*Your goal*
List all lines of the data containing the word "chart".

*Data excerpt*

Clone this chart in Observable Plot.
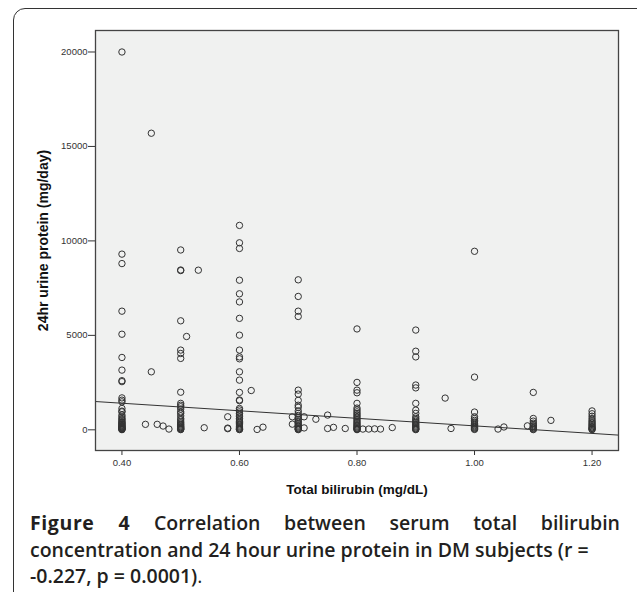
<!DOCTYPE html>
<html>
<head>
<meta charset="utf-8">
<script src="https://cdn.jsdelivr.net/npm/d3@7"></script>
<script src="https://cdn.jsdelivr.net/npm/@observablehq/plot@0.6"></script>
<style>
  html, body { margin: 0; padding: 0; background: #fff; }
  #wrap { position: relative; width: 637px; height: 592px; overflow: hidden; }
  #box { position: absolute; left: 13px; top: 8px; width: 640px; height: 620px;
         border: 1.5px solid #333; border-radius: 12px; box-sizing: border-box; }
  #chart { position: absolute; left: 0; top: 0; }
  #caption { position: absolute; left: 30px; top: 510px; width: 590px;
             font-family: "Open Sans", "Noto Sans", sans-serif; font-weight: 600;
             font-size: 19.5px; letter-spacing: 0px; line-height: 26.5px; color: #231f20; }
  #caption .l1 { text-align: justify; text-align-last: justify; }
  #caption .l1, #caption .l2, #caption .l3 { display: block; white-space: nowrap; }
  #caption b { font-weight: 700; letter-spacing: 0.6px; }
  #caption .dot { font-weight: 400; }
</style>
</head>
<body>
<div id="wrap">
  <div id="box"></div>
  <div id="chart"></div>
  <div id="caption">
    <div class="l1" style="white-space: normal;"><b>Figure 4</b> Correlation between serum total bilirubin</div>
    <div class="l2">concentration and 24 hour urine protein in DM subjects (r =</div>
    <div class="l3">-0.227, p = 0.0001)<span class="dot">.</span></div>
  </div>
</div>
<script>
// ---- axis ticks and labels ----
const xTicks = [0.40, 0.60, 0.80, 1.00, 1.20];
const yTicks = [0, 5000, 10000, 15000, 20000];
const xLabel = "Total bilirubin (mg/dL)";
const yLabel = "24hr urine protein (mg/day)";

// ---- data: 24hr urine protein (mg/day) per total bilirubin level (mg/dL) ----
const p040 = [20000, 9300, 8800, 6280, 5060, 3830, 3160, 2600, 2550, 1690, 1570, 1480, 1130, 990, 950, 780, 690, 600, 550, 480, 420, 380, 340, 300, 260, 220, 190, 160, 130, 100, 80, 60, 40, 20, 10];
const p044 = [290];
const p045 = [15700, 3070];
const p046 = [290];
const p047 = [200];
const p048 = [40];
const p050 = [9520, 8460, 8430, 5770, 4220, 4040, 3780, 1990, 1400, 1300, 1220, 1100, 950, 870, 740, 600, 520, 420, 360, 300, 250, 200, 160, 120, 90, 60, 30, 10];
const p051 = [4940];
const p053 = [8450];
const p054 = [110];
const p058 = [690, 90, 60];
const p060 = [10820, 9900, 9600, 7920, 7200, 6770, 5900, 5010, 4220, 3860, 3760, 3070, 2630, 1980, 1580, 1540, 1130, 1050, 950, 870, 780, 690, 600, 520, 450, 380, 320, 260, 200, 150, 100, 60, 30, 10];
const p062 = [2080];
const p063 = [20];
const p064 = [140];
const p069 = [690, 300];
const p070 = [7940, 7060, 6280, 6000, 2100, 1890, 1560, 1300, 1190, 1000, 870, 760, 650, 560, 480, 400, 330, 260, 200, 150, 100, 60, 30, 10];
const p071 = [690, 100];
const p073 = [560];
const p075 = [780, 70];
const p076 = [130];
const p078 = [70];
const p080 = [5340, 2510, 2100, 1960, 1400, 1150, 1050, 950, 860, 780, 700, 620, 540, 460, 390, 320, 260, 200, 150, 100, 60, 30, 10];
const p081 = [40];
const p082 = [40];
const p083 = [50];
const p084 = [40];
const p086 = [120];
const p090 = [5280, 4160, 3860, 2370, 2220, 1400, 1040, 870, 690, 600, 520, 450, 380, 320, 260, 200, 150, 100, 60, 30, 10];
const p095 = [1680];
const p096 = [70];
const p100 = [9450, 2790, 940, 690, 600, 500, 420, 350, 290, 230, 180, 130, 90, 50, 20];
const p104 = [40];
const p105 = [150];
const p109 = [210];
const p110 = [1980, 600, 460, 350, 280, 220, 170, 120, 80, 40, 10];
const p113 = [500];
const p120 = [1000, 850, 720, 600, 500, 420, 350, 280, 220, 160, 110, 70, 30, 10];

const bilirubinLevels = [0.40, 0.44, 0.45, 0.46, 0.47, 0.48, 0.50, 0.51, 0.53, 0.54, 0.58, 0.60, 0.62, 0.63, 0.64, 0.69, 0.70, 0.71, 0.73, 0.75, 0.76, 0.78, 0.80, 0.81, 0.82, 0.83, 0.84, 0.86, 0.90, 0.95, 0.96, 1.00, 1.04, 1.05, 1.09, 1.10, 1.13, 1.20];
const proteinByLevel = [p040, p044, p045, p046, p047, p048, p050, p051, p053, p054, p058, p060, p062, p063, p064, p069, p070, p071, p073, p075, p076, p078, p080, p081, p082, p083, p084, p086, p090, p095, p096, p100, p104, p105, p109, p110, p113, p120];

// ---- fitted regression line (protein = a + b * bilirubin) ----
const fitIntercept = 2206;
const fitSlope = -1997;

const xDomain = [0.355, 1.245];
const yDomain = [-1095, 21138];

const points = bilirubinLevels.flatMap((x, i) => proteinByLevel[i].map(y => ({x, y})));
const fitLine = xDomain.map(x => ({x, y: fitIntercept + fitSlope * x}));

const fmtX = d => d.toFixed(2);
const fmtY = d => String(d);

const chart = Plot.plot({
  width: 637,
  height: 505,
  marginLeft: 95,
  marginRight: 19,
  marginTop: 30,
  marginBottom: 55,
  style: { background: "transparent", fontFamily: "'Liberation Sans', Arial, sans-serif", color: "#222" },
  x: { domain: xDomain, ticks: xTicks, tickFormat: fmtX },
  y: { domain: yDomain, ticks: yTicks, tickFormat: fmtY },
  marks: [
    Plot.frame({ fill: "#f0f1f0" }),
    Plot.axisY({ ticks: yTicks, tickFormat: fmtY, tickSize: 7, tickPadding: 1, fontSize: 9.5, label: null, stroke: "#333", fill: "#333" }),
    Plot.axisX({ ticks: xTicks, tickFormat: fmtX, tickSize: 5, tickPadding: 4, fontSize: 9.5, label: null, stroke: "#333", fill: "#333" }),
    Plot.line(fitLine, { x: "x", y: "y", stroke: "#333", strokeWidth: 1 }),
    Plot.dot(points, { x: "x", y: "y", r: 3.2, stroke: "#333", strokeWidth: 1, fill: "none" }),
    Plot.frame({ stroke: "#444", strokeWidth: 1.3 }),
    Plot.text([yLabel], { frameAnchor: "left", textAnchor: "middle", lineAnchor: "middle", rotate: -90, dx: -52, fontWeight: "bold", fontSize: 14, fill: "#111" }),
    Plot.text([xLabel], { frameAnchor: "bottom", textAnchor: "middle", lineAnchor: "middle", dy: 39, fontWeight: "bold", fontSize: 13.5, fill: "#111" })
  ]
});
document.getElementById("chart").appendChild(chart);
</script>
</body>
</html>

*Exercise result*
Clone this chart in Observable Plot.
  #chart { position: absolute; left: 0; top: 0; }
  <div id="chart"></div>
const chart = Plot.plot({
document.getElementById("chart").appendChild(chart);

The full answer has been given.